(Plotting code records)
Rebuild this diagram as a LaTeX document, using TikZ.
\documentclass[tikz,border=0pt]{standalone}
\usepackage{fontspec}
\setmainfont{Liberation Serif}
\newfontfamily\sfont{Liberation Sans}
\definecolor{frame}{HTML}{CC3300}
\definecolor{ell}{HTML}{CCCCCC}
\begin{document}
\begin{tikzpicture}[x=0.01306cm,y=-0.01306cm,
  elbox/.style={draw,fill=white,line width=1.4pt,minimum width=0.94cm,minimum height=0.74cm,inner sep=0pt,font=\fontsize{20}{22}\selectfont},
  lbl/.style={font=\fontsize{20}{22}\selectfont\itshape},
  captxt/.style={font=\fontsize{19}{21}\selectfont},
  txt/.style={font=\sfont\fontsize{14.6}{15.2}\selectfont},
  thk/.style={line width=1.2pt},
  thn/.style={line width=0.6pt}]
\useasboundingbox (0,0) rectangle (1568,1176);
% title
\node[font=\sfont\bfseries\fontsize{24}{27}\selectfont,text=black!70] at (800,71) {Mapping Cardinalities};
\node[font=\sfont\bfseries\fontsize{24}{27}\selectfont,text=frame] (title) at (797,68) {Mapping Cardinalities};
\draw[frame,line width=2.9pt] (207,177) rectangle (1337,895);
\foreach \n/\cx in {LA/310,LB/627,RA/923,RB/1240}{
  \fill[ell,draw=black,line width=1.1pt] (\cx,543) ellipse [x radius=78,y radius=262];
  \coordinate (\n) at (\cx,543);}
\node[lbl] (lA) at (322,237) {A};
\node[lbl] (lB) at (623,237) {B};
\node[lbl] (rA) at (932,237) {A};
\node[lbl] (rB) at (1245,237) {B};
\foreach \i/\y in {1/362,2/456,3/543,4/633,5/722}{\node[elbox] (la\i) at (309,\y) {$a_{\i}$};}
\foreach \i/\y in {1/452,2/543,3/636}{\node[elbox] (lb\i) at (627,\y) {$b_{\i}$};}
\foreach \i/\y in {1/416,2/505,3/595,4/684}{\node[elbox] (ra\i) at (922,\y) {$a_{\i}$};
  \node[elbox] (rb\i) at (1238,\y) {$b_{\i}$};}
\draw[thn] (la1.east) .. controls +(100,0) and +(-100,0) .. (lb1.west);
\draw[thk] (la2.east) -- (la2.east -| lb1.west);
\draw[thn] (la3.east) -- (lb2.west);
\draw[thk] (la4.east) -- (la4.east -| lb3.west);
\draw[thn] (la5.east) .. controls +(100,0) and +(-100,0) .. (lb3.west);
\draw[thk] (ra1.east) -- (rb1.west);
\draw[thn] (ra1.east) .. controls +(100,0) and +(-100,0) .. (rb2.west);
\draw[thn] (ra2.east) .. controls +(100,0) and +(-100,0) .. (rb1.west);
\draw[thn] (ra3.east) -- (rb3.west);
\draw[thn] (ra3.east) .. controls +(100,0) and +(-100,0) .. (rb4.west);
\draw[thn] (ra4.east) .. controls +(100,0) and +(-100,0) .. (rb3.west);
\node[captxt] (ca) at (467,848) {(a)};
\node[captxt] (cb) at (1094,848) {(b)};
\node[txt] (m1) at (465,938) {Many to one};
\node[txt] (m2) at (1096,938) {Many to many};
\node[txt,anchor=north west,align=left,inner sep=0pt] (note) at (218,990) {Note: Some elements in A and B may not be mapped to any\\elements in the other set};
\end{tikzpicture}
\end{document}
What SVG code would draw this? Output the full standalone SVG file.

▶ Stated problem: Every record above should be output exactly.

▶ Output of the task:
Rebuild this diagram as a LaTeX document, using TikZ.
\documentclass[tikz,border=0pt]{standalone}
\usepackage{fontspec}
\setmainfont{Liberation Serif}
\newfontfamily\sfont{Liberation Sans}
\definecolor{frame}{HTML}{CC3300}
\definecolor{ell}{HTML}{CCCCCC}
\begin{document}
\begin{tikzpicture}[x=0.01306cm,y=-0.01306cm,
  elbox/.style={draw,fill=white,line width=1.4pt,minimum width=0.94cm,minimum height=0.74cm,inner sep=0pt,font=\fontsize{20}{22}\selectfont},
  lbl/.style={font=\fontsize{20}{22}\selectfont\itshape},
  captxt/.style={font=\fontsize{19}{21}\selectfont},
  txt/.style={font=\sfont\fontsize{14.6}{15.2}\selectfont},
  thk/.style={line width=1.2pt},
  thn/.style={line width=0.6pt}]
\useasboundingbox (0,0) rectangle (1568,1176);
% title
\node[font=\sfont\bfseries\fontsize{24}{27}\selectfont,text=black!70] at (800,71) {Mapping Cardinalities};
\node[font=\sfont\bfseries\fontsize{24}{27}\selectfont,text=frame] (title) at (797,68) {Mapping Cardinalities};
\draw[frame,line width=2.9pt] (207,177) rectangle (1337,895);
\foreach \n/\cx in {LA/310,LB/627,RA/923,RB/1240}{
  \fill[ell,draw=black,line width=1.1pt] (\cx,543) ellipse [x radius=78,y radius=262];
  \coordinate (\n) at (\cx,543);}
\node[lbl] (lA) at (322,237) {A};
\node[lbl] (lB) at (623,237) {B};
\node[lbl] (rA) at (932,237) {A};
\node[lbl] (rB) at (1245,237) {B};
\foreach \i/\y in {1/362,2/456,3/543,4/633,5/722}{\node[elbox] (la\i) at (309,\y) {$a_{\i}$};}
\foreach \i/\y in {1/452,2/543,3/636}{\node[elbox] (lb\i) at (627,\y) {$b_{\i}$};}
\foreach \i/\y in {1/416,2/505,3/595,4/684}{\node[elbox] (ra\i) at (922,\y) {$a_{\i}$};
  \node[elbox] (rb\i) at (1238,\y) {$b_{\i}$};}
\draw[thn] (la1.east) .. controls +(100,0) and +(-100,0) .. (lb1.west);
\draw[thk] (la2.east) -- (la2.east -| lb1.west);
\draw[thn] (la3.east) -- (lb2.west);
\draw[thk] (la4.east) -- (la4.east -| lb3.west);
\draw[thn] (la5.east) .. controls +(100,0) and +(-100,0) .. (lb3.west);
\draw[thk] (ra1.east) -- (rb1.west);
\draw[thn] (ra1.east) .. controls +(100,0) and +(-100,0) .. (rb2.west);
\draw[thn] (ra2.east) .. controls +(100,0) and +(-100,0) .. (rb1.west);
\draw[thn] (ra3.east) -- (rb3.west);
\draw[thn] (ra3.east) .. controls +(100,0) and +(-100,0) .. (rb4.west);
\draw[thn] (ra4.east) .. controls +(100,0) and +(-100,0) .. (rb3.west);
\node[captxt] (ca) at (467,848) {(a)};
\node[captxt] (cb) at (1094,848) {(b)};
\node[txt] (m1) at (465,938) {Many to one};
\node[txt] (m2) at (1096,938) {Many to many};
\node[txt,anchor=north west,align=left,inner sep=0pt] (note) at (218,990) {Note: Some elements in A and B may not be mapped to any\\elements in the other set};
\end{tikzpicture}
\end{document}
What SVG code would draw this? Output the full standalone SVG file.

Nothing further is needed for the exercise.